In an LLM world text will also be is king.

Sure, LLMs can understand images and video, but when you make your program spit debug text you make it easier and faster for Claude Code to iterate on it and fix any problems.

See how much value does a text UI program like Claude Code provide, it really doesn't need anything else than cannot be done in a terminal.

2 comments

yomismoaqui

xnorswap 1 month ago

> it really doesn't need anything else than cannot be done in a terminal

I strongly disagree with this.

Claude-code would be super-powered if it had a better grasp of running processes without logging output. Imagine if it could somehow directly trace running programs, spotting exceptions and gauging performance in real-time.
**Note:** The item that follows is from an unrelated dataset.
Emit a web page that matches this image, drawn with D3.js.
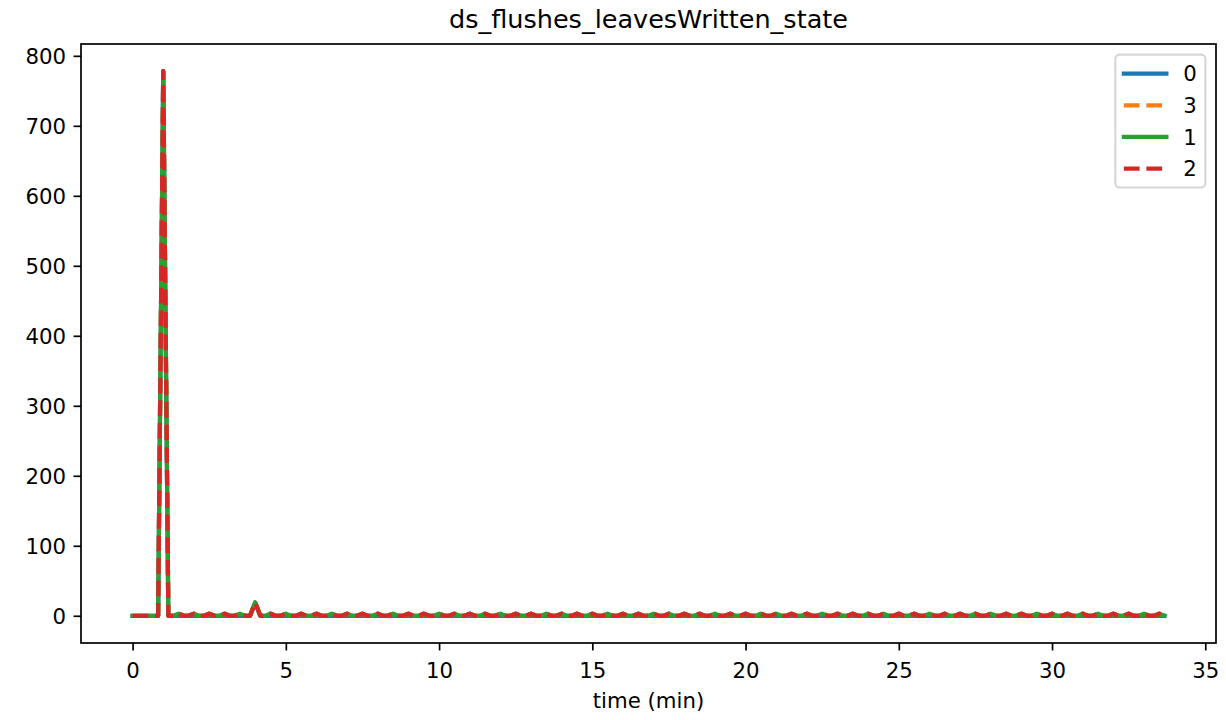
<!DOCTYPE html>
<html>
<head>
<meta charset="utf-8">
<script src="https://cdn.jsdelivr.net/npm/d3@7"></script>
<style>
  html, body { margin: 0; padding: 0; background: #fff; }
  svg { display: block; font-family: "DejaVu Sans", sans-serif; }
</style>
</head>
<body>
<svg id="chart" width="1226" height="720"></svg>
<script>
// ---------------- data ----------------
const chartTitle = "ds_flushes_leavesWritten_state";
const xLabel = "time (min)";

// sample times in seconds (10 s sampling)
const timeSec = [
  0,10,20,30,40,50,60,70,80,90,100,110,120,130,140,150,160,170,180,190,
  200,210,220,230,240,250,260,270,280,290,300,310,320,330,340,350,360,370,380,390,
  400,410,420,430,440,450,460,470,480,490,500,510,520,530,540,550,560,570,580,590,
  600,610,620,630,640,650,660,670,680,690,700,710,720,730,740,750,760,770,780,790,
  800,810,820,830,840,850,860,870,880,890,900,910,920,930,940,950,960,970,980,990,
  1000,1010,1020,1030,1040,1050,1060,1070,1080,1090,1100,1110,1120,1130,1140,1150,1160,1170,1180,1190,
  1200,1210,1220,1230,1240,1250,1260,1270,1280,1290,1300,1310,1320,1330,1340,1350,1360,1370,1380,1390,
  1400,1410,1420,1430,1440,1450,1460,1470,1480,1490,1500,1510,1520,1530,1540,1550,1560,1570,1580,1590,
  1600,1610,1620,1630,1640,1650,1660,1670,1680,1690,1700,1710,1720,1730,1740,1750,1760,1770,1780,1790,
  1800,1810,1820,1830,1840,1850,1860,1870,1880,1890,1900,1910,1920,1930,1940,1950,1960,1970,1980,1990,
  2000,2010,2020
];

const seriesNames = ["0", "3", "1", "2"];

const values0 = [
  0,0,0, 0,0,0, 778,0,0, 0,0,0, 0,0,0, 0,0,0, 0,0,0, 0,0,0, 19,0,0, 0,0,0,
  0,0,0, 0,0,0, 0,0,0, 0,0,0, 0,0,0, 0,0,0, 0,0,0, 0,0,0, 0,0,0, 0,0,0,
  0,0,0, 0,0,0, 0,0,0, 0,0,0, 0,0,0, 0,0,0, 0,0,0, 0,0,0, 0,0,0, 0,0,0,
  0,0,0, 0,0,0, 0,0,0, 0,0,0, 0,0,0, 0,0,0, 0,0,0, 0,0,0, 0,0,0, 0,0,0,
  0,0,0, 0,0,0, 0,0,0, 0,0,0, 0,0,0, 0,0,0, 0,0,0, 0,0,0, 0,0,0, 0,0,0,
  0,0,0, 0,0,0, 0,0,0, 0,0,0, 0,0,0, 0,0,0, 0,0,0, 0,0,0, 0,0,0, 0,0,0,
  0,0,0, 0,0,0, 0,0,0, 0,0,0, 0,0,0, 0,0,0, 0,0,0, 0,0
];
const values3 = [
  0,0,0, 0,0,0, 778,0,0, 3,0,0, 3,0,0, 3,0,0, 3,0,0, 3,0,0, 19,0,0, 3,0,0,
  3,0,0, 3,0,0, 3,0,0, 3,0,0, 3,0,0, 3,0,0, 3,0,0, 3,0,0, 3,0,0, 3,0,0,
  3,0,0, 3,0,0, 3,0,0, 3,0,0, 3,0,0, 3,0,0, 3,0,0, 3,0,0, 3,0,0, 3,0,0,
  3,0,0, 3,0,0, 3,0,0, 3,0,0, 3,0,0, 3,0,0, 3,0,0, 3,0,0, 3,0,0, 3,0,0,
  3,0,0, 3,0,0, 3,0,0, 3,0,0, 3,0,0, 5,0,0, 3,0,0, 3,0,0, 3,0,0, 3,0,0,
  3,0,0, 3,0,0, 3,0,0, 3,0,0, 3,0,0, 3,0,0, 3,0,0, 3,0,0, 3,0,0, 3,0,0,
  3,0,0, 3,0,0, 3,0,0, 3,0,0, 3,0,0, 3,0,0, 3,0,0, 3,0
];
const values1 = [
  0,0,0, 0,0,0, 778,0,0, 3,0,0, 3,0,0, 3,0,0, 3,0,0, 3,0,0, 19,0,0, 3,0,0,
  3,0,0, 3,0,0, 3,0,0, 3,0,0, 3,0,0, 3,0,0, 3,0,0, 3,0,0, 3,0,0, 3,0,0,
  3,0,0, 3,0,0, 3,0,0, 3,0,0, 3,0,0, 3,0,0, 3,0,0, 3,0,0, 3,0,0, 3,0,0,
  3,0,0, 3,0,0, 3,0,0, 3,0,0, 3,0,0, 3,0,0, 3,0,0, 3,0,0, 3,0,0, 3,0,0,
  3,0,0, 3,0,0, 3,0,0, 3,0,0, 3,0,0, 3,0,0, 3,0,0, 3,0,0, 3,0,0, 3,0,0,
  3,0,0, 3,0,0, 3,0,0, 3,0,0, 3,0,0, 3,0,0, 3,0,0, 3,0,0, 3,0,0, 3,0,0,
  3,0,0, 3,0,0, 3,0,0, 3,0,0, 3,0,0, 3,0,0, 3,0,0, 3,0
];
const values2 = [
  0,0,0, 0,0,0, 778,0,0, 3,0,0, 3,0,0, 3,0,0, 3,0,0, 3,0,0, 19,0,0, 3,0,0,
  3,0,0, 3,0,0, 3,0,0, 3,0,0, 3,0,0, 3,0,0, 3,0,0, 3,0,0, 3,0,0, 3,0,0,
  3,0,0, 3,0,0, 3,0,0, 3,0,0, 3,0,0, 3,0,0, 3,0,0, 3,0,0, 3,0,0, 3,0,0,
  3,0,0, 3,0,0, 3,0,0, 3,0,0, 3,0,0, 3,0,0, 3,0,0, 3,0,0, 3,0,0, 3,0,0,
  3,0,0, 3,0,0, 3,0,0, 3,0,0, 3,0,0, 3,0,0, 3,0,0, 3,0,0, 3,0,0, 3,0,0,
  3,0,0, 3,0,0, 3,0,0, 3,0,0, 3,0,0, 3,0,0, 3,0,0, 3,0,0, 3,0,0, 3,0,0,
  3,0,0, 3,0,0, 3,0,0, 3,0,0, 3,0,0, 3,0,0, 3,0,0, 3,0
];

const xTicks = [0, 5, 10, 15, 20, 25, 30, 35];
const yTicks = [0, 100, 200, 300, 400, 500, 600, 700, 800];

const seriesColors = ["#1f77b4", "#ff7f0e", "#2ca02c", "#d62728"];
const seriesDashed = [false, true, false, true];

// ---------------- layout ----------------
const W = 1226, H = 720;
const m = { left: 81, right: 1216, top: 44, bottom: 643 };
const pt = 2.125;              // px per point
const fs = 10 * pt;            // base font size
const lw = 2 * pt;             // line width
const dash = [3.7 * lw, 1.6 * lw];

const svg = d3.select("#chart");
svg.append("rect").attr("width", W).attr("height", H).attr("fill", "#fff");

const tMin = timeSec.map(s => s / 60);
const allVals = [values0, values3, values1, values2];
const xMin = d3.min(tMin), xMax = d3.max(tMin);
const yMin = d3.min(allVals.flat()), yMax = d3.max(allVals.flat());
const xPad = (xMax - xMin) * 0.05, yPad = (yMax - yMin) * 0.05;

const x = d3.scaleLinear().domain([xMin - xPad, xMax + xPad]).range([m.left, m.right]);
const y = d3.scaleLinear().domain([yMin - yPad, yMax + yPad]).range([m.bottom, m.top]);

// clip
svg.append("clipPath").attr("id", "clip")
  .append("rect").attr("x", m.left).attr("y", m.top)
  .attr("width", m.right - m.left).attr("height", m.bottom - m.top);

// lines
const line = d3.line().x(d => x(d[0])).y(d => y(d[1]));
const gLines = svg.append("g").attr("clip-path", "url(#clip)");
allVals.forEach((vals, i) => {
  const pts = tMin.map((t, j) => [t, vals[j]]);
  gLines.append("path")
    .attr("d", line(pts))
    .attr("fill", "none")
    .attr("stroke", seriesColors[i])
    .attr("stroke-width", lw)
    .attr("stroke-linejoin", "round")
    .attr("stroke-linecap", seriesDashed[i] ? "butt" : "square")
    .attr("stroke-dasharray", seriesDashed[i] ? dash.join(",") : null);
});

// axes
const tickLen = 3.5 * pt, tickPad = 3.5 * pt, spineW = 0.8 * pt;
const xAxis = d3.axisBottom(x).tickValues(xTicks).tickFormat(d3.format("d"))
  .tickSize(tickLen).tickPadding(tickPad);
const yAxis = d3.axisLeft(y).tickValues(yTicks).tickFormat(d3.format("d"))
  .tickSize(tickLen).tickPadding(tickPad);

const gx = svg.append("g").attr("transform", `translate(0,${m.bottom})`).call(xAxis);
const gy = svg.append("g").attr("transform", `translate(${m.left},0)`).call(yAxis);
[gx, gy].forEach(g => {
  g.select(".domain").remove();
  g.selectAll(".tick line").attr("stroke", "#000").attr("stroke-width", spineW);
  g.selectAll(".tick text").attr("fill", "#000")
    .style("font-family", "DejaVu Sans").style("font-size", fs + "px");
});
gx.selectAll(".tick text").attr("dy", null).attr("y", 678 - m.bottom);
gy.selectAll(".tick text").attr("dy", null).attr("y", 0.365 * fs);

// frame
svg.append("rect")
  .attr("x", m.left).attr("y", m.top)
  .attr("width", m.right - m.left).attr("height", m.bottom - m.top)
  .attr("fill", "none").attr("stroke", "#000").attr("stroke-width", spineW);

// title & label
svg.append("text").attr("x", (m.left + m.right) / 2).attr("y", 28)
  .attr("text-anchor", "middle").style("font-size", (12 * pt) + "px")
  .attr("fill", "#000").text(chartTitle);
svg.append("text").attr("x", (m.left + m.right) / 2).attr("y", 708)
  .attr("text-anchor", "middle").style("font-size", fs + "px")
  .attr("fill", "#000").text(xLabel);

// legend
const borderPad = 0.4 * fs, labelSp = 0.5 * fs, handleLen = 2 * fs,
      handlePad = 0.8 * fs, axPad = 0.5 * fs, rowH = 21;
const legRight = m.right - axPad, legTop = m.top + axPad;
const textW = d3.max(seriesNames, s => s.length * 0.636 * fs);
const legW = borderPad * 2 + handleLen + handlePad + textW;
const legH = borderPad * 2 + seriesNames.length * rowH + (seriesNames.length - 1) * labelSp;
const legLeft = legRight - legW;
const gLeg = svg.append("g");
gLeg.append("rect")
  .attr("x", legLeft).attr("y", legTop).attr("width", legW).attr("height", legH)
  .attr("rx", 0.2 * fs).attr("ry", 0.2 * fs)
  .attr("fill", "#fff").attr("fill-opacity", 0.8)
  .attr("stroke", "#cccccc").attr("stroke-opacity", 0.8).attr("stroke-width", 1 * pt);
seriesNames.forEach((name, i) => {
  const cy = legTop + borderPad + rowH / 2 + i * (rowH + labelSp);
  const x0 = legLeft + borderPad;
  gLeg.append("line")
    .attr("x1", x0).attr("x2", x0 + handleLen).attr("y1", cy).attr("y2", cy)
    .attr("stroke", seriesColors[i]).attr("stroke-width", lw)
    .attr("stroke-linecap", seriesDashed[i] ? "butt" : "square")
    .attr("stroke-dasharray", seriesDashed[i] ? dash.join(",") : null);
  gLeg.append("text")
    .attr("x", x0 + handleLen + handlePad).attr("y", cy + 0.365 * fs)
    .style("font-size", fs + "px").attr("fill", "#000").text(name);
});
</script>
</body>
</html>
It would be super-powered if it could actually navigate around a code-base and refactor through language servers without having to edit files through search & replace.

Imagine if instead of code, the program was first compiled to an Abstract Syntax Tree and claude worked directly on that AST instead of code.

Never a misplaced semi-colon* or forgotten import directive.

It needs a fundamentally different model to an LLM to operate it, but I'm convinced that thinking that Text is the endgame is a form of blub.

It's where we are now, and it's working very well, but it shouldn't be considered the long term goal. We can do better.

* To be fair, this one hasn't been an issue for a while now.

furyofantares 1 month ago

For small games I work on I make sure claude (well, codex cli) can produce screenshots of whatever screen it's working on and evaluate them. It has some instructions on using codex exec (claude -p) to use a clean instance for evaluation, so it can pass a screenshot and description of expectation and get a pass/fail and description of the failure. The main agent can also just view the image but for things with a clear pass/fail I prefer it invoke a clean context.